--- START Records for processing ---
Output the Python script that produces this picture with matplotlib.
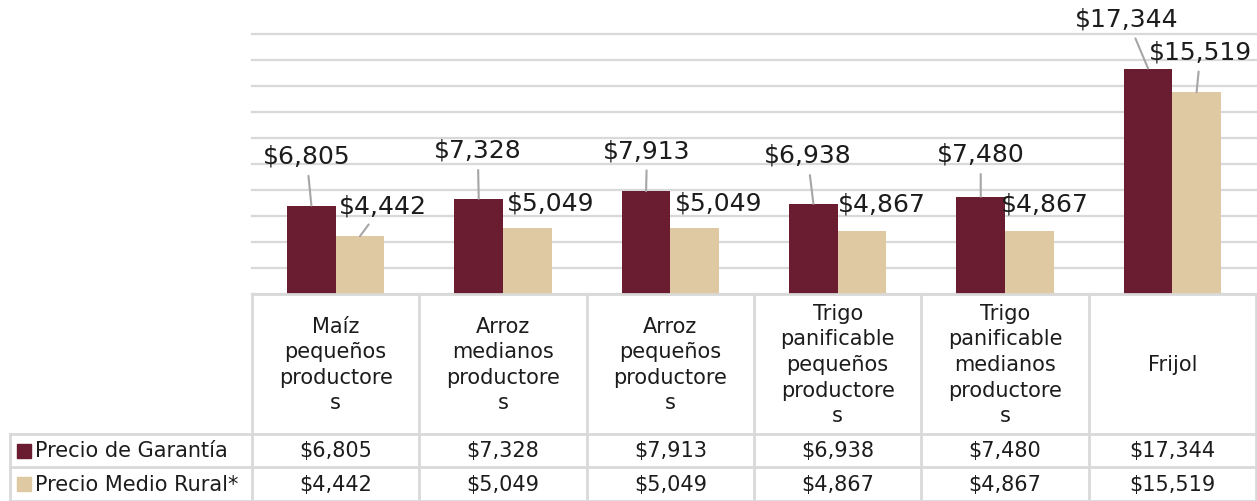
import matplotlib
matplotlib.use("Agg")
import matplotlib.pyplot as plt
import numpy as np

plt.rcParams["font.family"] = ["DejaVu Sans"]
plt.rcParams["text.parse_math"] = False

# data
categories = [
    "Maíz\npequeños\nproductore\ns",
    "Arroz\nmedianos\nproductore\ns",
    "Arroz\npequeños\nproductore\ns",
    "Trigo\npanificable\npequeños\nproductore\ns",
    "Trigo\npanificable\nmedianos\nproductore\ns",
    "Frijol",
]
series_names = ["Precio de Garantía", "Precio Medio Rural*"]
precio_garantia = [6805, 7328, 7913, 6938, 7480, 17344]
precio_rural = [4442, 5049, 5049, 4867, 4867, 15519]

# label placement (pixel offsets from bar top) and leader flags
garantia_offsets = [(-5, 50), (-1, 49), (1, 41), (-6, 49), (0, 43), (-21, 50)]
rural_offsets = [(23, 31), (23, 26), (24, 26), (20, 27), (16, 27), (4, 41)]
garantia_leader = [True, True, True, True, True, True]
rural_leader = [True, False, False, False, False, True]

maroon = "#6a1c31"
beige = "#dfc9a2"
grid_c = "#d9d9d9"
txt_c = "#1c1c1c"


def money(v):
    return "${:,}".format(v)


W, H = 1257, 502


def rect(l, t, r, b):
    return [l / W, 1 - b / H, (r - l) / W, (b - t) / H]


fig = plt.figure(figsize=(W / 100, H / 100), dpi=100)

# bar chart
ax = fig.add_axes(rect(252, 35, 1256, 295))
x = np.arange(len(categories))
w = 0.29
ax.bar(x - w / 2, precio_garantia, w, color=maroon, zorder=3)
ax.bar(x + w / 2, precio_rural, w, color=beige, zorder=3)
ax.set_xlim(-0.5, len(categories) - 0.5)
ax.set_ylim(0, 20000)
ax.set_yticks(np.arange(0, 20001, 2000))
ax.yaxis.grid(True, color=grid_c, lw=1.6, zorder=0)
for gl in ax.get_ygridlines():
    gl.set_clip_on(False)
ax.tick_params(left=False, bottom=False, labelleft=False, labelbottom=False)
for s in ax.spines.values():
    s.set_visible(False)


def add_labels(xs, vals, offs, leaders):
    for xi, v, off, lead in zip(xs, vals, offs, leaders):
        arrow = None
        if lead:
            arrow = dict(arrowstyle="-", color="#a6a6a6", lw=1.5, shrinkA=4, shrinkB=0)
        ax.annotate(money(v), xy=(xi, v), xytext=off, textcoords="offset pixels",
                    ha="center", va="center", fontsize=18, color=txt_c,
                    arrowprops=arrow, zorder=5)


add_labels(x - w / 2, precio_garantia, garantia_offsets, garantia_leader)
add_labels(x + w / 2, precio_rural, rural_offsets, rural_leader)

# data table below
col_px = (1256 - 252) / len(categories)
left_units = (252 - 10) / col_px
tax = fig.add_axes(rect(10, 295, 1256, 502))
x0 = -0.5 - left_units
x1 = len(categories) - 0.5
tax.set_xlim(x0, x1)
rows = [0, 140, 173, 207]
tax.set_ylim(rows[-1], 0)
tax.axis("off")

lc = dict(color=grid_c, lw=2, clip_on=False)
tax.plot([-0.5, x1], [rows[0], rows[0]], **lc)
for r in rows[1:]:
    tax.plot([x0, x1], [r, r], **lc)
for b in np.arange(-0.5, x1 + 0.01, 1.0):
    tax.plot([b, b], [rows[0], rows[-1]], **lc)
tax.plot([x0, x0], [rows[1], rows[-1]], **lc)

for xi, c in zip(x, categories):
    tax.text(xi, (rows[0] + rows[1]) / 2, c, ha="center", va="center",
             fontsize=15, color=txt_c, linespacing=1.35)

row_vals = [precio_garantia, precio_rural]
colors = [maroon, beige]
for k in range(2):
    yc = (rows[k + 1] + rows[k + 2]) / 2
    tax.plot([x0 + 14 / col_px], [yc], marker="s", ms=9.5, color=colors[k],
             ls="none", clip_on=False)
    tax.text(x0 + 25 / col_px, yc, series_names[k], ha="left", va="center",
             fontsize=15, color=txt_c)
    for xi, v in zip(x, row_vals[k]):
        tax.text(xi, yc, money(v), ha="center", va="center", fontsize=15, color=txt_c)

fig.savefig("out.png", dpi=100)
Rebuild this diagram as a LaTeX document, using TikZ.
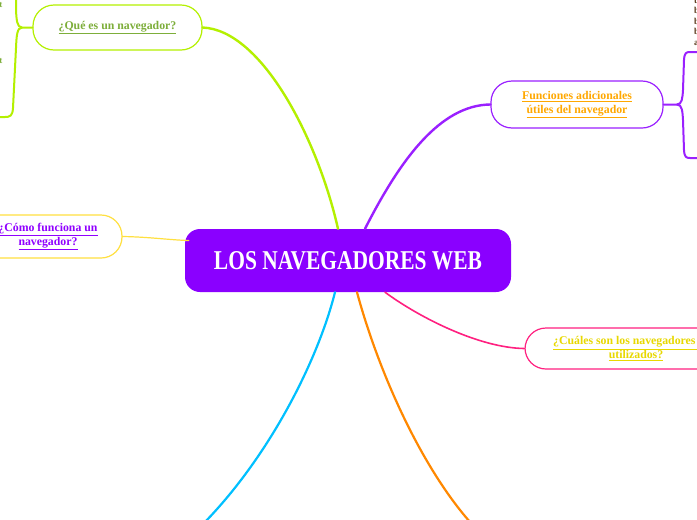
--- END Records for processing ---
What is required>
Copy each line in the data that holds the word "this".

Result>
Output the Python script that produces this picture with matplotlib.
Rebuild this diagram as a LaTeX document, using TikZ.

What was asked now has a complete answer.